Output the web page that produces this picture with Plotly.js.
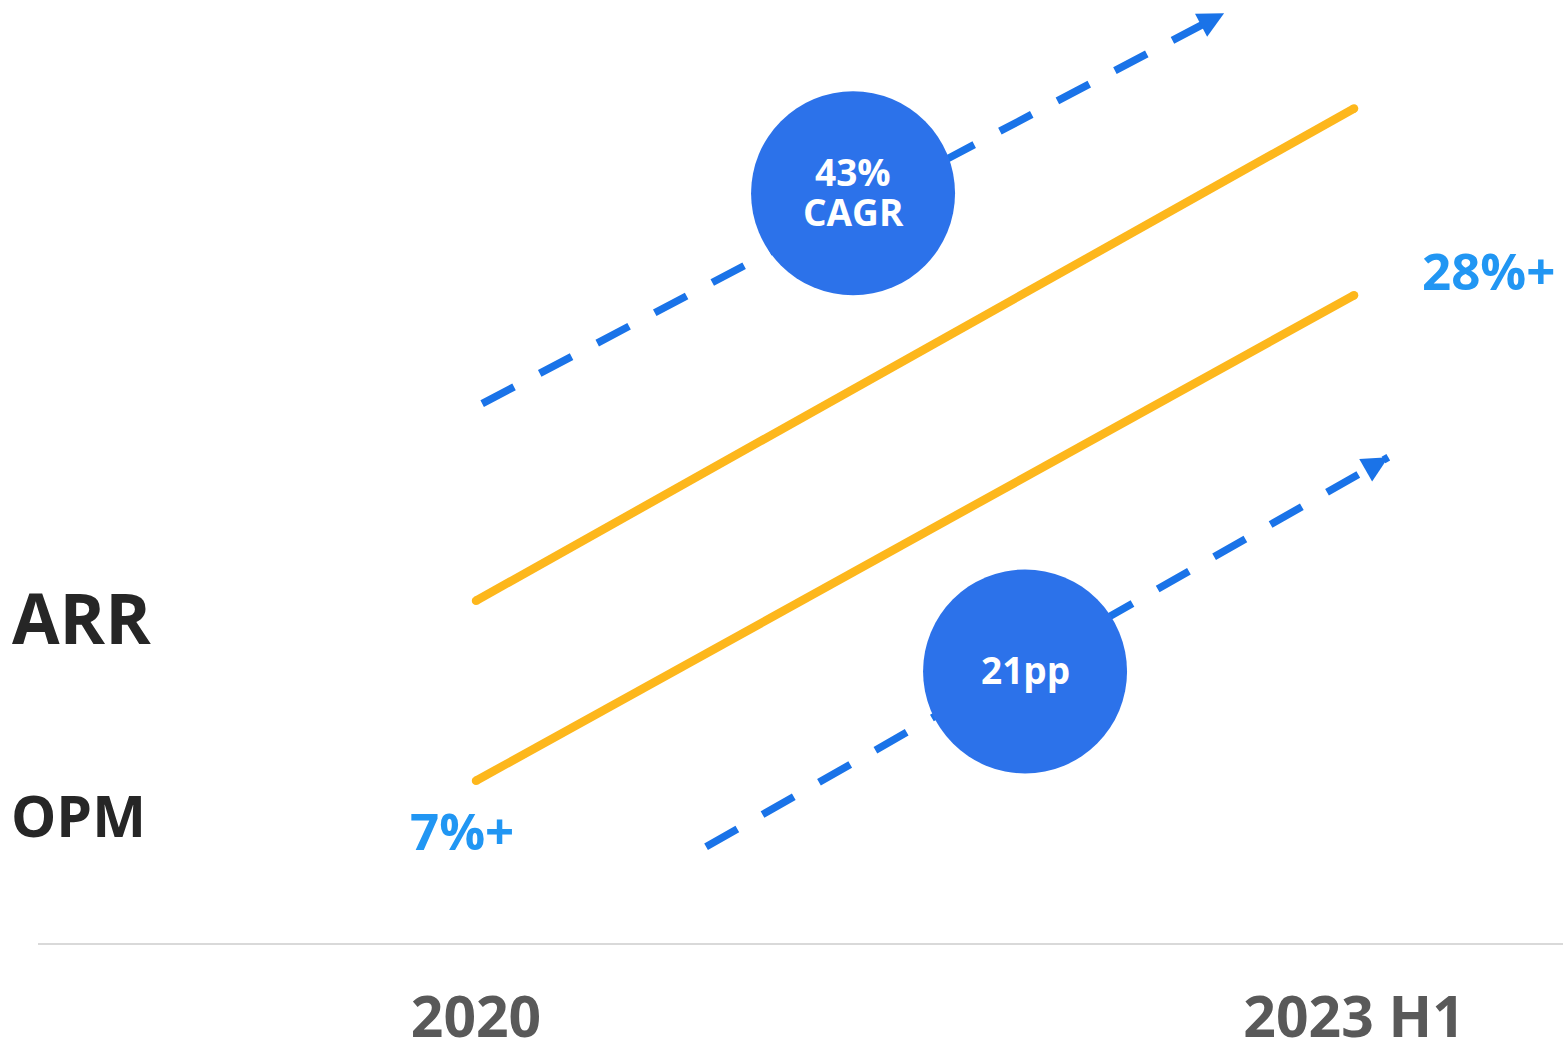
<!DOCTYPE html>
<html>
<head>
<meta charset="utf-8">
<script src="https://cdn.plot.ly/plotly-3.0.1.min.js"></script>
<style>html,body{margin:0;padding:0;background:#fff;}#chart{width:1563px;height:1045px;}</style>
</head>
<body>
<div id="chart"></div>
<script>
// ---- data (schematic levels) ----
const periods = ['2020', '2023 H1'];
const periodPos = [0, 1];
const seriesNames = ['ARR', 'OPM'];
const arrLevel = [36.3, 88.5];
const opmLevel = [17.2, 68.7];
const opmLabels = ['7%+', '28%+'];
const arrTrendX = [0.007, 0.852];
const arrTrendY = [57.2, 98.6];
const opmTrendX = [0.262, 1.039];
const opmTrendY = [10.2, 51.5];
const badgeX = [0.4294, 0.6253];
const badgeY = [79.5, 28.8];
const badgeText = ['43%<br>CAGR', '21pp'];

// ---- styles ----
const FONT = 'Open Sans, Noto Sans, DejaVu Sans, sans-serif';
const YELLOW = '#FDB71C';
const DASHBLUE = '#1A73E8';
const BADGE = '#2C72EA';
const LABELBLUE = '#2196F3';

const yellowLine = (y, name) => ({
  type: 'scatter', mode: 'lines+markers', name: name,
  x: periodPos, y: y,
  line: {color: YELLOW, width: 8.5},
  marker: {color: YELLOW, size: 8.5, line: {width: 0}},
  hoverinfo: 'skip', showlegend: false
});
const dashLine = (x, y) => ({
  type: 'scatter', mode: 'lines',
  x: x, y: y,
  line: {color: DASHBLUE, width: 7.5, dash: '36px,29px'},
  hoverinfo: 'skip', showlegend: false, cliponaxis: false
});

const traces = [
  dashLine(arrTrendX, arrTrendY),
  dashLine(opmTrendX, opmTrendY),
  yellowLine(arrLevel, seriesNames[0]),
  yellowLine(opmLevel, seriesNames[1]),
  {
    type: 'scatter', mode: 'markers',
    x: badgeX, y: badgeY,
    marker: {color: BADGE, size: 204, line: {width: 0}, opacity: 1},
    hoverinfo: 'skip', showlegend: false, cliponaxis: false
  }
];

const arrowHead = (X, Y) => ({
  x: X[1], y: Y[1], xref: 'x', yref: 'y',
  ax: X[1] - 0.03 * (X[1] - X[0]), ay: Y[1] - 0.03 * (Y[1] - Y[0]),
  axref: 'x', ayref: 'y',
  text: '', showarrow: true, arrowhead: 2, arrowwidth: 2, arrowsize: 2.6,
  arrowcolor: DASHBLUE, standoff: 0
});

const annotations = [
  arrowHead(arrTrendX, arrTrendY),
  arrowHead(opmTrendX, opmTrendY),
  {x: 0, xref: 'paper', xanchor: 'left', xshift: -28, y: arrLevel[0], yref: 'y', yshift: -16,
   text: seriesNames[0], showarrow: false,
   font: {family: FONT, size: 69, color: '#262626', weight: 'bold'}},
  {x: 0, xref: 'paper', xanchor: 'left', xshift: -29, y: opmLevel[0], yref: 'y', yshift: -34,
   text: seriesNames[1], showarrow: false,
   font: {family: FONT, size: 57, color: '#262626', weight: 'bold'}},
  {x: periodPos[0], y: opmLevel[0], xref: 'x', yref: 'y', xanchor: 'center', xshift: -14, yshift: -49,
   text: opmLabels[0], showarrow: false,
   font: {family: FONT, size: 51, color: LABELBLUE, weight: 'bold'}},
  {x: periodPos[1], y: opmLevel[1], xref: 'x', yref: 'y', xanchor: 'left', xshift: 66, yshift: 25,
   text: opmLabels[1], showarrow: false,
   font: {family: FONT, size: 51, color: LABELBLUE, weight: 'bold'}}
];

// badge texts, one annotation per line with tight line spacing
badgeText.forEach((t, i) => {
  const lines = t.split('<br>');
  const mid = (lines.length - 1) / 2;
  lines.forEach((ln, j) => {
    annotations.push({
      x: badgeX[i], y: badgeY[i], xref: 'x', yref: 'y',
      xanchor: 'center', yanchor: 'middle', yshift: (mid - j) * 40 + 2,
      text: ln, showarrow: false,
      font: {family: FONT, size: 37, color: '#FFFFFF', weight: 'bold'}
    });
  });
});

const layout = {
  width: 1563, height: 1045,
  margin: {l: 38, r: 0, t: 0, b: 102, pad: 0},
  paper_bgcolor: '#FFFFFF', plot_bgcolor: '#FFFFFF',
  showlegend: false,
  xaxis: {
    range: [-0.4989, 1.238], tickvals: periodPos, ticktext: periods,
    showline: true, linecolor: '#D9D9D9', linewidth: 2,
    showgrid: false, zeroline: false, ticks: '', ticklabelstandoff: 24,
    tickfont: {family: FONT, size: 57, color: '#595959', weight: 'bold'},
    fixedrange: true
  },
  yaxis: {range: [0, 100], visible: false, showgrid: false, zeroline: false, fixedrange: true},
  annotations: annotations
};

Plotly.newPlot('chart', traces, layout, {displayModeBar: false, staticPlot: true});
</script>
</body>
</html>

==========

» **WRITTEN REQUEST**
Without the pictures, print the whole listing exactly as given.

» **WRITTEN ANSWER**
Output the web page that produces this picture with Plotly.js.
<!DOCTYPE html>
<html>
<head>
<meta charset="utf-8">
<script src="https://cdn.plot.ly/plotly-3.0.1.min.js"></script>
<style>html,body{margin:0;padding:0;background:#fff;}#chart{width:1563px;height:1045px;}</style>
</head>
<body>
<div id="chart"></div>
<script>
// ---- data (schematic levels) ----
const periods = ['2020', '2023 H1'];
const periodPos = [0, 1];
const seriesNames = ['ARR', 'OPM'];
const arrLevel = [36.3, 88.5];
const opmLevel = [17.2, 68.7];
const opmLabels = ['7%+', '28%+'];
const arrTrendX = [0.007, 0.852];
const arrTrendY = [57.2, 98.6];
const opmTrendX = [0.262, 1.039];
const opmTrendY = [10.2, 51.5];
const badgeX = [0.4294, 0.6253];
const badgeY = [79.5, 28.8];
const badgeText = ['43%<br>CAGR', '21pp'];

// ---- styles ----
const FONT = 'Open Sans, Noto Sans, DejaVu Sans, sans-serif';
const YELLOW = '#FDB71C';
const DASHBLUE = '#1A73E8';
const BADGE = '#2C72EA';
const LABELBLUE = '#2196F3';

const yellowLine = (y, name) => ({
  type: 'scatter', mode: 'lines+markers', name: name,
  x: periodPos, y: y,
  line: {color: YELLOW, width: 8.5},
  marker: {color: YELLOW, size: 8.5, line: {width: 0}},
  hoverinfo: 'skip', showlegend: false
});
const dashLine = (x, y) => ({
  type: 'scatter', mode: 'lines',
  x: x, y: y,
  line: {color: DASHBLUE, width: 7.5, dash: '36px,29px'},
  hoverinfo: 'skip', showlegend: false, cliponaxis: false
});

const traces = [
  dashLine(arrTrendX, arrTrendY),
  dashLine(opmTrendX, opmTrendY),
  yellowLine(arrLevel, seriesNames[0]),
  yellowLine(opmLevel, seriesNames[1]),
  {
    type: 'scatter', mode: 'markers',
    x: badgeX, y: badgeY,
    marker: {color: BADGE, size: 204, line: {width: 0}, opacity: 1},
    hoverinfo: 'skip', showlegend: false, cliponaxis: false
  }
];

const arrowHead = (X, Y) => ({
  x: X[1], y: Y[1], xref: 'x', yref: 'y',
  ax: X[1] - 0.03 * (X[1] - X[0]), ay: Y[1] - 0.03 * (Y[1] - Y[0]),
  axref: 'x', ayref: 'y',
  text: '', showarrow: true, arrowhead: 2, arrowwidth: 2, arrowsize: 2.6,
  arrowcolor: DASHBLUE, standoff: 0
});

const annotations = [
  arrowHead(arrTrendX, arrTrendY),
  arrowHead(opmTrendX, opmTrendY),
  {x: 0, xref: 'paper', xanchor: 'left', xshift: -28, y: arrLevel[0], yref: 'y', yshift: -16,
   text: seriesNames[0], showarrow: false,
   font: {family: FONT, size: 69, color: '#262626', weight: 'bold'}},
  {x: 0, xref: 'paper', xanchor: 'left', xshift: -29, y: opmLevel[0], yref: 'y', yshift: -34,
   text: seriesNames[1], showarrow: false,
   font: {family: FONT, size: 57, color: '#262626', weight: 'bold'}},
  {x: periodPos[0], y: opmLevel[0], xref: 'x', yref: 'y', xanchor: 'center', xshift: -14, yshift: -49,
   text: opmLabels[0], showarrow: false,
   font: {family: FONT, size: 51, color: LABELBLUE, weight: 'bold'}},
  {x: periodPos[1], y: opmLevel[1], xref: 'x', yref: 'y', xanchor: 'left', xshift: 66, yshift: 25,
   text: opmLabels[1], showarrow: false,
   font: {family: FONT, size: 51, color: LABELBLUE, weight: 'bold'}}
];

// badge texts, one annotation per line with tight line spacing
badgeText.forEach((t, i) => {
  const lines = t.split('<br>');
  const mid = (lines.length - 1) / 2;
  lines.forEach((ln, j) => {
    annotations.push({
      x: badgeX[i], y: badgeY[i], xref: 'x', yref: 'y',
      xanchor: 'center', yanchor: 'middle', yshift: (mid - j) * 40 + 2,
      text: ln, showarrow: false,
      font: {family: FONT, size: 37, color: '#FFFFFF', weight: 'bold'}
    });
  });
});

const layout = {
  width: 1563, height: 1045,
  margin: {l: 38, r: 0, t: 0, b: 102, pad: 0},
  paper_bgcolor: '#FFFFFF', plot_bgcolor: '#FFFFFF',
  showlegend: false,
  xaxis: {
    range: [-0.4989, 1.238], tickvals: periodPos, ticktext: periods,
    showline: true, linecolor: '#D9D9D9', linewidth: 2,
    showgrid: false, zeroline: false, ticks: '', ticklabelstandoff: 24,
    tickfont: {family: FONT, size: 57, color: '#595959', weight: 'bold'},
    fixedrange: true
  },
  yaxis: {range: [0, 100], visible: false, showgrid: false, zeroline: false, fixedrange: true},
  annotations: annotations
};

Plotly.newPlot('chart', traces, layout, {displayModeBar: false, staticPlot: true});
</script>
</body>
</html>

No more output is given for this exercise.